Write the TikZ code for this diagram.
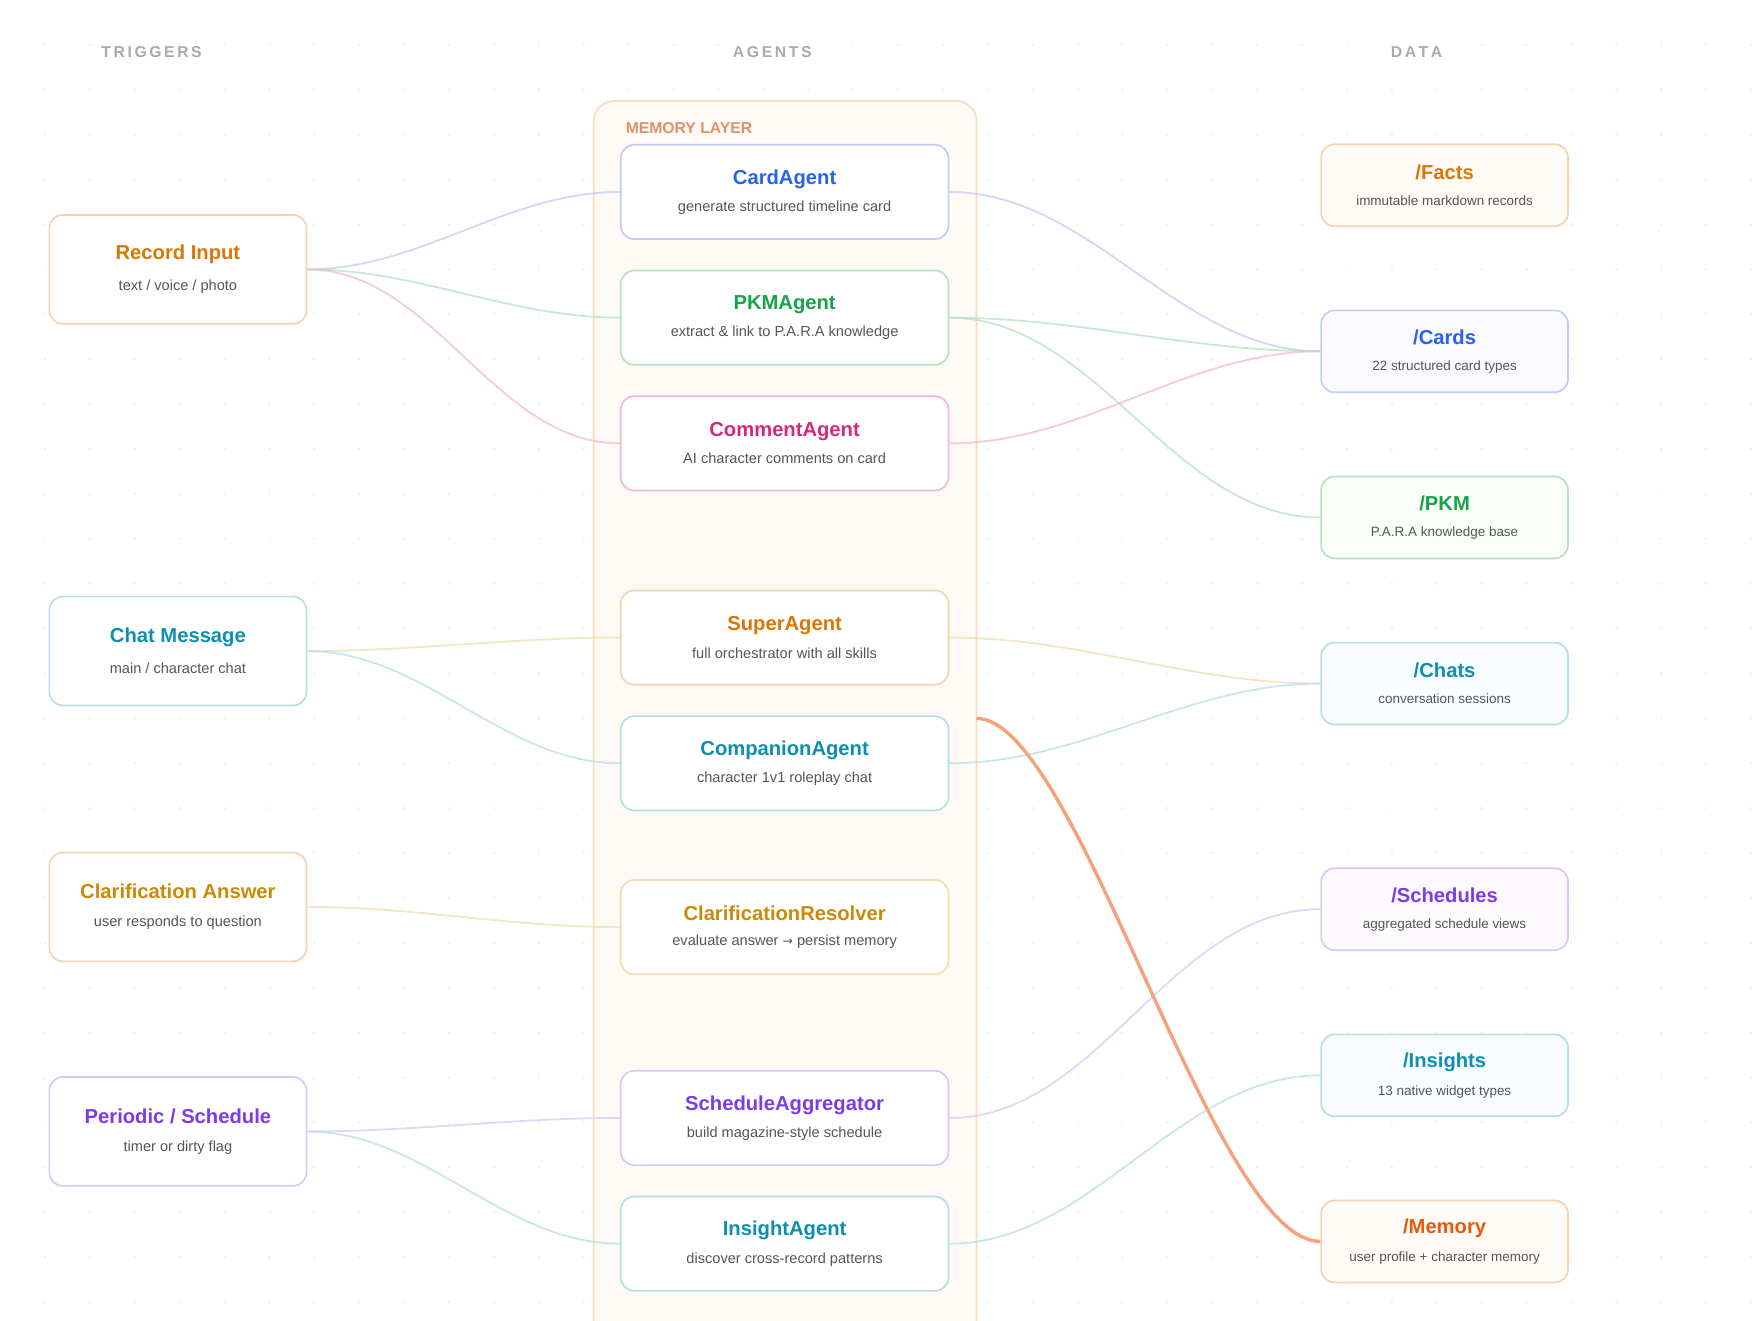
\documentclass[tikz,border=0pt]{standalone}
\usepackage{fontspec}
\setmainfont{Liberation Sans}
\usetikzlibrary{calc}
\definecolor{cblue}{HTML}{2563EB}\definecolor{bblue}{HTML}{BFCDF3}
\definecolor{cgreen}{HTML}{16A34A}\definecolor{bgreen}{HTML}{B5E2C3}
\definecolor{cpink}{HTML}{DB2777}\definecolor{bpink}{HTML}{F3B9D0}
\definecolor{corange}{HTML}{D97706}\definecolor{borange}{HTML}{F6D3AE}
\definecolor{ccyan}{HTML}{0E8FAE}\definecolor{bcyan}{HTML}{B5DEE8}
\definecolor{cpurple}{HTML}{7C3AED}\definecolor{bpurple}{HTML}{D9C8F5}
\definecolor{cgold}{HTML}{CA8A04}\definecolor{bgold}{HTML}{F2DDB0}
\definecolor{cmem}{HTML}{EA580C}\definecolor{lorange}{HTML}{F4A27A}
\definecolor{subg}{HTML}{555555}\definecolor{headg}{HTML}{AAAAAA}
\tikzset{
 box/.style={draw=#1,line width=1.5pt,rounded corners=12pt,fill=white,align=center,inner sep=0pt},
 trig/.style={box=#1,minimum width=229pt,minimum height=97pt},
 agent/.style={box=#1,minimum width=292pt,minimum height=84pt},
 dat/.style={box=#1,minimum width=220pt,minimum height=73pt},
 head/.style={font=\bfseries\fontsize{14}{16}\selectfont,text=headg},
 link/.style={line width=1.6pt,draw=#1,opacity=0.75,out=0,in=180,looseness=0.9}
}
\newcommand{\tb}[4]{{\color{#1}\fontsize{18}{20}\selectfont\bfseries #2}\\[#4]{\fontsize{13}{15}\selectfont\color{subg}#3}}
\newcommand{\db}[3]{{\color{#1}\fontsize{18}{20}\selectfont\bfseries #2}\\[11pt]{\fontsize{12}{14}\selectfont\color{subg}#3}}
\begin{document}
\begin{tikzpicture}[x=1pt,y=-1pt]
\useasboundingbox (0,0) rectangle (1568,1176);
\fill[white] (0,0) rectangle (1568,1176);
\foreach \x in {40,80,...,1560} \foreach \y in {40,80,...,1160} \fill[gray!12] (\x,\y) circle (1.2pt);
\node[head] (h1) at (135,46) {T\,R\,I\,G\,G\,E\,R\,S};
\node[head] (h2) at (688,46) {A\,G\,E\,N\,T\,S};
\node[head] (h3) at (1262,46) {D\,A\,T\,A};
\path[fill=orange!4,draw=borange!80,line width=1.5pt,rounded corners=18pt] (529,1200) -- (529,90) -- (870,90) -- (870,1200);
\node[anchor=west,font=\bfseries\fontsize{14}{16}\selectfont,text=lorange!90!black] (ml) at (554,114) {MEMORY LAYER};
\coordinate (mlr) at (870,640);
% triggers
\node[trig=borange] (t1) at (158.5,240) {\tb{corange}{Record Input}{text / voice / photo}{13pt}};
\node[trig=bcyan] (t2) at (158.5,580) {\tb{ccyan}{Chat Message}{main / character chat}{13pt}};
\node[trig=borange] (t3) at (158.5,808) {\tb{cgold}{Clarification Answer}{user responds to question}{13pt}};
\node[trig=bpurple] (t4) at (158.5,1008) {\tb{cpurple}{Periodic / Schedule}{timer or dirty flag}{13pt}};
% agents
\node[agent=bblue] (a1) at (699,171) {\tb{cblue}{CardAgent}{generate structured timeline card}{10pt}};
\node[agent=bgreen] (a2) at (699,283) {\tb{cgreen}{PKMAgent}{extract \& link to P.A.R.A knowledge}{10pt}};
\node[agent=bpink] (a3) at (699,395) {\tb{cpink}{CommentAgent}{AI character comments on card}{10pt}};
\node[agent=borange] (a4) at (699,568) {\tb{corange}{SuperAgent}{full orchestrator with all skills}{10pt}};
\node[agent=bcyan] (a5) at (699,680) {\tb{ccyan}{CompanionAgent}{character 1v1 roleplay chat}{10pt}};
\node[agent=bgold] (a6) at (699,826) {\tb{cgold}{ClarificationResolver}{evaluate answer {\fontspec{DejaVu Sans}\fontsize{11}{14}\selectfont →} persist memory}{10pt}};
\node[agent=bpurple] (a7) at (699,996) {\tb{cpurple}{ScheduleAggregator}{build magazine-style schedule}{10pt}};
\node[agent=bcyan] (a8) at (699,1108) {\tb{ccyan}{InsightAgent}{discover cross-record patterns}{10pt}};
% data
\node[dat=borange,fill=orange!3] (d1) at (1287,165) {\db{corange}{/Facts}{immutable markdown records}};
\node[dat=bblue,fill=blue!2] (d2) at (1287,313) {\db{cblue}{/Cards}{22 structured card types}};
\node[dat=bgreen,fill=green!2] (d3) at (1287,461) {\db{cgreen}{/PKM}{P.A.R.A knowledge base}};
\node[dat=bcyan,fill=cyan!2] (d4) at (1287,609) {\db{ccyan}{/Chats}{conversation sessions}};
\node[dat=bpurple,fill=violet!2] (d5) at (1287,810) {\db{cpurple}{/Schedules}{aggregated schedule views}};
\node[dat=bcyan,fill=cyan!2] (d6) at (1287,958) {\db{ccyan}{/Insights}{13 native widget types}};
\node[dat=borange,fill=orange!3] (d7) at (1287,1106) {\db{cmem}{/Memory}{user profile + character memory}};
% links
\draw[link=bblue] (t1.east) to (a1.west);
\draw[link=bgreen] (t1.east) to (a2.west);
\draw[link=bpink] (t1.east) to (a3.west);
\draw[link=bgold] (t2.east) to (a4.west);
\draw[link=bcyan] (t2.east) to (a5.west);
\draw[link=bgold] (t3.east) to (a6.west);
\draw[link=bpurple] (t4.east) to (a7.west);
\draw[link=bcyan] (t4.east) to (a8.west);
\draw[link=bblue] (a1.east) to (d2.west);
\draw[link=bgreen] (a2.east) to (d2.west);
\draw[link=bgreen] (a2.east) to (d3.west);
\draw[link=bpink] (a3.east) to (d2.west);
\draw[link=bgold] (a4.east) to (d4.west);
\draw[link=bcyan] (a5.east) to (d4.west);
\draw[link=bpurple] (a7.east) to (d5.west);
\draw[link=bcyan] (a8.east) to (d6.west);
\draw[line width=3pt,draw=lorange] (mlr) .. controls (960,640) and (1080,1106) .. (d7.west);
\end{tikzpicture}
\end{document}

+ + + + +

- GIVEN TASK
The data above should be repeated exactly, minus any pictures.

- TASK OUTPUT
Write the TikZ code for this diagram.
\documentclass[tikz,border=0pt]{standalone}
\usepackage{fontspec}
\setmainfont{Liberation Sans}
\usetikzlibrary{calc}
\definecolor{cblue}{HTML}{2563EB}\definecolor{bblue}{HTML}{BFCDF3}
\definecolor{cgreen}{HTML}{16A34A}\definecolor{bgreen}{HTML}{B5E2C3}
\definecolor{cpink}{HTML}{DB2777}\definecolor{bpink}{HTML}{F3B9D0}
\definecolor{corange}{HTML}{D97706}\definecolor{borange}{HTML}{F6D3AE}
\definecolor{ccyan}{HTML}{0E8FAE}\definecolor{bcyan}{HTML}{B5DEE8}
\definecolor{cpurple}{HTML}{7C3AED}\definecolor{bpurple}{HTML}{D9C8F5}
\definecolor{cgold}{HTML}{CA8A04}\definecolor{bgold}{HTML}{F2DDB0}
\definecolor{cmem}{HTML}{EA580C}\definecolor{lorange}{HTML}{F4A27A}
\definecolor{subg}{HTML}{555555}\definecolor{headg}{HTML}{AAAAAA}
\tikzset{
 box/.style={draw=#1,line width=1.5pt,rounded corners=12pt,fill=white,align=center,inner sep=0pt},
 trig/.style={box=#1,minimum width=229pt,minimum height=97pt},
 agent/.style={box=#1,minimum width=292pt,minimum height=84pt},
 dat/.style={box=#1,minimum width=220pt,minimum height=73pt},
 head/.style={font=\bfseries\fontsize{14}{16}\selectfont,text=headg},
 link/.style={line width=1.6pt,draw=#1,opacity=0.75,out=0,in=180,looseness=0.9}
}
\newcommand{\tb}[4]{{\color{#1}\fontsize{18}{20}\selectfont\bfseries #2}\\[#4]{\fontsize{13}{15}\selectfont\color{subg}#3}}
\newcommand{\db}[3]{{\color{#1}\fontsize{18}{20}\selectfont\bfseries #2}\\[11pt]{\fontsize{12}{14}\selectfont\color{subg}#3}}
\begin{document}
\begin{tikzpicture}[x=1pt,y=-1pt]
\useasboundingbox (0,0) rectangle (1568,1176);
\fill[white] (0,0) rectangle (1568,1176);
\foreach \x in {40,80,...,1560} \foreach \y in {40,80,...,1160} \fill[gray!12] (\x,\y) circle (1.2pt);
\node[head] (h1) at (135,46) {T\,R\,I\,G\,G\,E\,R\,S};
\node[head] (h2) at (688,46) {A\,G\,E\,N\,T\,S};
\node[head] (h3) at (1262,46) {D\,A\,T\,A};
\path[fill=orange!4,draw=borange!80,line width=1.5pt,rounded corners=18pt] (529,1200) -- (529,90) -- (870,90) -- (870,1200);
\node[anchor=west,font=\bfseries\fontsize{14}{16}\selectfont,text=lorange!90!black] (ml) at (554,114) {MEMORY LAYER};
\coordinate (mlr) at (870,640);
% triggers
\node[trig=borange] (t1) at (158.5,240) {\tb{corange}{Record Input}{text / voice / photo}{13pt}};
\node[trig=bcyan] (t2) at (158.5,580) {\tb{ccyan}{Chat Message}{main / character chat}{13pt}};
\node[trig=borange] (t3) at (158.5,808) {\tb{cgold}{Clarification Answer}{user responds to question}{13pt}};
\node[trig=bpurple] (t4) at (158.5,1008) {\tb{cpurple}{Periodic / Schedule}{timer or dirty flag}{13pt}};
% agents
\node[agent=bblue] (a1) at (699,171) {\tb{cblue}{CardAgent}{generate structured timeline card}{10pt}};
\node[agent=bgreen] (a2) at (699,283) {\tb{cgreen}{PKMAgent}{extract \& link to P.A.R.A knowledge}{10pt}};
\node[agent=bpink] (a3) at (699,395) {\tb{cpink}{CommentAgent}{AI character comments on card}{10pt}};
\node[agent=borange] (a4) at (699,568) {\tb{corange}{SuperAgent}{full orchestrator with all skills}{10pt}};
\node[agent=bcyan] (a5) at (699,680) {\tb{ccyan}{CompanionAgent}{character 1v1 roleplay chat}{10pt}};
\node[agent=bgold] (a6) at (699,826) {\tb{cgold}{ClarificationResolver}{evaluate answer {\fontspec{DejaVu Sans}\fontsize{11}{14}\selectfont →} persist memory}{10pt}};
\node[agent=bpurple] (a7) at (699,996) {\tb{cpurple}{ScheduleAggregator}{build magazine-style schedule}{10pt}};
\node[agent=bcyan] (a8) at (699,1108) {\tb{ccyan}{InsightAgent}{discover cross-record patterns}{10pt}};
% data
\node[dat=borange,fill=orange!3] (d1) at (1287,165) {\db{corange}{/Facts}{immutable markdown records}};
\node[dat=bblue,fill=blue!2] (d2) at (1287,313) {\db{cblue}{/Cards}{22 structured card types}};
\node[dat=bgreen,fill=green!2] (d3) at (1287,461) {\db{cgreen}{/PKM}{P.A.R.A knowledge base}};
\node[dat=bcyan,fill=cyan!2] (d4) at (1287,609) {\db{ccyan}{/Chats}{conversation sessions}};
\node[dat=bpurple,fill=violet!2] (d5) at (1287,810) {\db{cpurple}{/Schedules}{aggregated schedule views}};
\node[dat=bcyan,fill=cyan!2] (d6) at (1287,958) {\db{ccyan}{/Insights}{13 native widget types}};
\node[dat=borange,fill=orange!3] (d7) at (1287,1106) {\db{cmem}{/Memory}{user profile + character memory}};
% links
\draw[link=bblue] (t1.east) to (a1.west);
\draw[link=bgreen] (t1.east) to (a2.west);
\draw[link=bpink] (t1.east) to (a3.west);
\draw[link=bgold] (t2.east) to (a4.west);
\draw[link=bcyan] (t2.east) to (a5.west);
\draw[link=bgold] (t3.east) to (a6.west);
\draw[link=bpurple] (t4.east) to (a7.west);
\draw[link=bcyan] (t4.east) to (a8.west);
\draw[link=bblue] (a1.east) to (d2.west);
\draw[link=bgreen] (a2.east) to (d2.west);
\draw[link=bgreen] (a2.east) to (d3.west);
\draw[link=bpink] (a3.east) to (d2.west);
\draw[link=bgold] (a4.east) to (d4.west);
\draw[link=bcyan] (a5.east) to (d4.west);
\draw[link=bpurple] (a7.east) to (d5.west);
\draw[link=bcyan] (a8.east) to (d6.west);
\draw[line width=3pt,draw=lorange] (mlr) .. controls (960,640) and (1080,1106) .. (d7.west);
\end{tikzpicture}
\end{document}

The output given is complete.